* Required task: Repeat the full listing below verbatim and keep the images out.

* Recorded data:
========================
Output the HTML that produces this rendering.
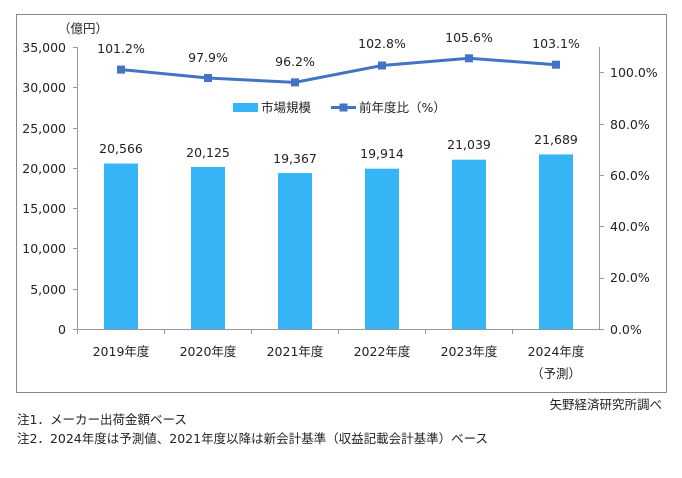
<!DOCTYPE html>
<html><head><meta charset="utf-8"><style>
body{margin:0;background:#fff;}
svg text{font-family:"DejaVu Sans","Noto Sans CJK JP",sans-serif;font-size:12.5px;fill:#222;}
</style></head><body>
<svg width="682" height="473" xmlns="http://www.w3.org/2000/svg">
<rect x="16.5" y="14.5" width="650" height="378" fill="#fff" stroke="#888" stroke-width="1"/>
<text x="58" y="33">（億円）</text>
<g text-anchor="end">
<text x="66" y="52">35,000</text><text x="66" y="92">30,000</text><text x="66" y="133">25,000</text>
<text x="66" y="173">20,000</text><text x="66" y="213">15,000</text><text x="66" y="253">10,000</text>
<text x="66" y="294">5,000</text><text x="66" y="334">0</text>
</g>
<g>
<text x="610" y="77">100.0%</text><text x="610" y="129">80.0%</text><text x="610" y="180">60.0%</text>
<text x="610" y="231">40.0%</text><text x="610" y="282">20.0%</text><text x="610" y="334">0.0%</text>
</g>
<g stroke="#999" stroke-width="1">
<line x1="77.5" y1="47" x2="77.5" y2="329"/>
<line x1="599.5" y1="47" x2="599.5" y2="329"/>
<line x1="77" y1="329.5" x2="600" y2="329.5"/>
<line x1="73" y1="47.5" x2="77" y2="47.5"/><line x1="73" y1="87.5" x2="77" y2="87.5"/><line x1="73" y1="128.5" x2="77" y2="128.5"/><line x1="73" y1="168.5" x2="77" y2="168.5"/><line x1="73" y1="208.5" x2="77" y2="208.5"/><line x1="73" y1="248.5" x2="77" y2="248.5"/><line x1="73" y1="289.5" x2="77" y2="289.5"/><line x1="73" y1="329.5" x2="77" y2="329.5"/>
<line x1="600" y1="72.5" x2="604" y2="72.5"/><line x1="600" y1="124.5" x2="604" y2="124.5"/><line x1="600" y1="175.5" x2="604" y2="175.5"/><line x1="600" y1="226.5" x2="604" y2="226.5"/><line x1="600" y1="278.5" x2="604" y2="278.5"/><line x1="600" y1="329.5" x2="604" y2="329.5"/>
<line x1="164.5" y1="329" x2="164.5" y2="334"/><line x1="251.5" y1="329" x2="251.5" y2="334"/><line x1="338.5" y1="329" x2="338.5" y2="334"/><line x1="425.5" y1="329" x2="425.5" y2="334"/><line x1="512.5" y1="329" x2="512.5" y2="334"/><line x1="77.5" y1="329" x2="77.5" y2="334"/>
</g>
<g fill="#35B4F6">
<rect x="104" y="163.5" width="34" height="165.5"/>
<rect x="191" y="167" width="34" height="162"/>
<rect x="278" y="173.1" width="34" height="155.9"/>
<rect x="365" y="168.7" width="34" height="160.3"/>
<rect x="452" y="159.7" width="34" height="169.3"/>
<rect x="539" y="154.4" width="34" height="174.6"/>
</g>
<g text-anchor="middle">
<text x="121" y="153">20,566</text><text x="208" y="157">20,125</text><text x="295" y="163">19,367</text>
<text x="382" y="158">19,914</text><text x="469" y="149">21,039</text><text x="556" y="144">21,689</text>
<text x="121" y="356">2019年度</text><text x="208" y="356">2020年度</text><text x="295" y="356">2021年度</text>
<text x="382" y="356">2022年度</text><text x="469" y="356">2023年度</text><text x="556" y="356">2024年度</text>
<text x="556" y="378">（予測）</text>
<text x="121" y="53">101.2%</text><text x="208" y="62">97.9%</text><text x="295" y="66">96.2%</text>
<text x="382" y="48">102.8%</text><text x="469" y="42">105.6%</text><text x="556" y="48">103.1%</text>
</g>
<polyline points="121,69.6 208,78 295,82.4 382,65.5 469,58.3 556,64.7" fill="none" stroke="#4472C4" stroke-width="3"/>
<g fill="#4472C4">
<rect x="117" y="65.6" width="8" height="8"/><rect x="204" y="74" width="8" height="8"/><rect x="291" y="78.4" width="8" height="8"/>
<rect x="378" y="61.5" width="8" height="8"/><rect x="465" y="54.3" width="8" height="8"/><rect x="552" y="60.7" width="8" height="8"/>
</g>
<rect x="233" y="103" width="25" height="9" fill="#35B4F6"/>
<text x="261" y="112">市場規模</text>
<line x1="331" y1="107.5" x2="356" y2="107.5" stroke="#4472C4" stroke-width="3"/>
<rect x="339.5" y="103.5" width="8" height="8" fill="#4472C4"/>
<text x="359" y="112">前年度比（%）</text>
<text x="662" y="409" text-anchor="end">矢野経済研究所調べ</text>
<text x="17" y="424">注1．メーカー出荷金額ベース</text>
<text x="17" y="443">注2．2024年度は予測値、2021年度以降は新会計基準（収益記載会計基準）ベース</text>
</svg>
</body></html>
========================
* Response to this task:
Output the HTML that produces this rendering.
<!DOCTYPE html>
<html><head><meta charset="utf-8"><style>
body{margin:0;background:#fff;}
svg text{font-family:"DejaVu Sans","Noto Sans CJK JP",sans-serif;font-size:12.5px;fill:#222;}
</style></head><body>
<svg width="682" height="473" xmlns="http://www.w3.org/2000/svg">
<rect x="16.5" y="14.5" width="650" height="378" fill="#fff" stroke="#888" stroke-width="1"/>
<text x="58" y="33">（億円）</text>
<g text-anchor="end">
<text x="66" y="52">35,000</text><text x="66" y="92">30,000</text><text x="66" y="133">25,000</text>
<text x="66" y="173">20,000</text><text x="66" y="213">15,000</text><text x="66" y="253">10,000</text>
<text x="66" y="294">5,000</text><text x="66" y="334">0</text>
</g>
<g>
<text x="610" y="77">100.0%</text><text x="610" y="129">80.0%</text><text x="610" y="180">60.0%</text>
<text x="610" y="231">40.0%</text><text x="610" y="282">20.0%</text><text x="610" y="334">0.0%</text>
</g>
<g stroke="#999" stroke-width="1">
<line x1="77.5" y1="47" x2="77.5" y2="329"/>
<line x1="599.5" y1="47" x2="599.5" y2="329"/>
<line x1="77" y1="329.5" x2="600" y2="329.5"/>
<line x1="73" y1="47.5" x2="77" y2="47.5"/><line x1="73" y1="87.5" x2="77" y2="87.5"/><line x1="73" y1="128.5" x2="77" y2="128.5"/><line x1="73" y1="168.5" x2="77" y2="168.5"/><line x1="73" y1="208.5" x2="77" y2="208.5"/><line x1="73" y1="248.5" x2="77" y2="248.5"/><line x1="73" y1="289.5" x2="77" y2="289.5"/><line x1="73" y1="329.5" x2="77" y2="329.5"/>
<line x1="600" y1="72.5" x2="604" y2="72.5"/><line x1="600" y1="124.5" x2="604" y2="124.5"/><line x1="600" y1="175.5" x2="604" y2="175.5"/><line x1="600" y1="226.5" x2="604" y2="226.5"/><line x1="600" y1="278.5" x2="604" y2="278.5"/><line x1="600" y1="329.5" x2="604" y2="329.5"/>
<line x1="164.5" y1="329" x2="164.5" y2="334"/><line x1="251.5" y1="329" x2="251.5" y2="334"/><line x1="338.5" y1="329" x2="338.5" y2="334"/><line x1="425.5" y1="329" x2="425.5" y2="334"/><line x1="512.5" y1="329" x2="512.5" y2="334"/><line x1="77.5" y1="329" x2="77.5" y2="334"/>
</g>
<g fill="#35B4F6">
<rect x="104" y="163.5" width="34" height="165.5"/>
<rect x="191" y="167" width="34" height="162"/>
<rect x="278" y="173.1" width="34" height="155.9"/>
<rect x="365" y="168.7" width="34" height="160.3"/>
<rect x="452" y="159.7" width="34" height="169.3"/>
<rect x="539" y="154.4" width="34" height="174.6"/>
</g>
<g text-anchor="middle">
<text x="121" y="153">20,566</text><text x="208" y="157">20,125</text><text x="295" y="163">19,367</text>
<text x="382" y="158">19,914</text><text x="469" y="149">21,039</text><text x="556" y="144">21,689</text>
<text x="121" y="356">2019年度</text><text x="208" y="356">2020年度</text><text x="295" y="356">2021年度</text>
<text x="382" y="356">2022年度</text><text x="469" y="356">2023年度</text><text x="556" y="356">2024年度</text>
<text x="556" y="378">（予測）</text>
<text x="121" y="53">101.2%</text><text x="208" y="62">97.9%</text><text x="295" y="66">96.2%</text>
<text x="382" y="48">102.8%</text><text x="469" y="42">105.6%</text><text x="556" y="48">103.1%</text>
</g>
<polyline points="121,69.6 208,78 295,82.4 382,65.5 469,58.3 556,64.7" fill="none" stroke="#4472C4" stroke-width="3"/>
<g fill="#4472C4">
<rect x="117" y="65.6" width="8" height="8"/><rect x="204" y="74" width="8" height="8"/><rect x="291" y="78.4" width="8" height="8"/>
<rect x="378" y="61.5" width="8" height="8"/><rect x="465" y="54.3" width="8" height="8"/><rect x="552" y="60.7" width="8" height="8"/>
</g>
<rect x="233" y="103" width="25" height="9" fill="#35B4F6"/>
<text x="261" y="112">市場規模</text>
<line x1="331" y1="107.5" x2="356" y2="107.5" stroke="#4472C4" stroke-width="3"/>
<rect x="339.5" y="103.5" width="8" height="8" fill="#4472C4"/>
<text x="359" y="112">前年度比（%）</text>
<text x="662" y="409" text-anchor="end">矢野経済研究所調べ</text>
<text x="17" y="424">注1．メーカー出荷金額ベース</text>
<text x="17" y="443">注2．2024年度は予測値、2021年度以降は新会計基準（収益記載会計基準）ベース</text>
</svg>
</body></html>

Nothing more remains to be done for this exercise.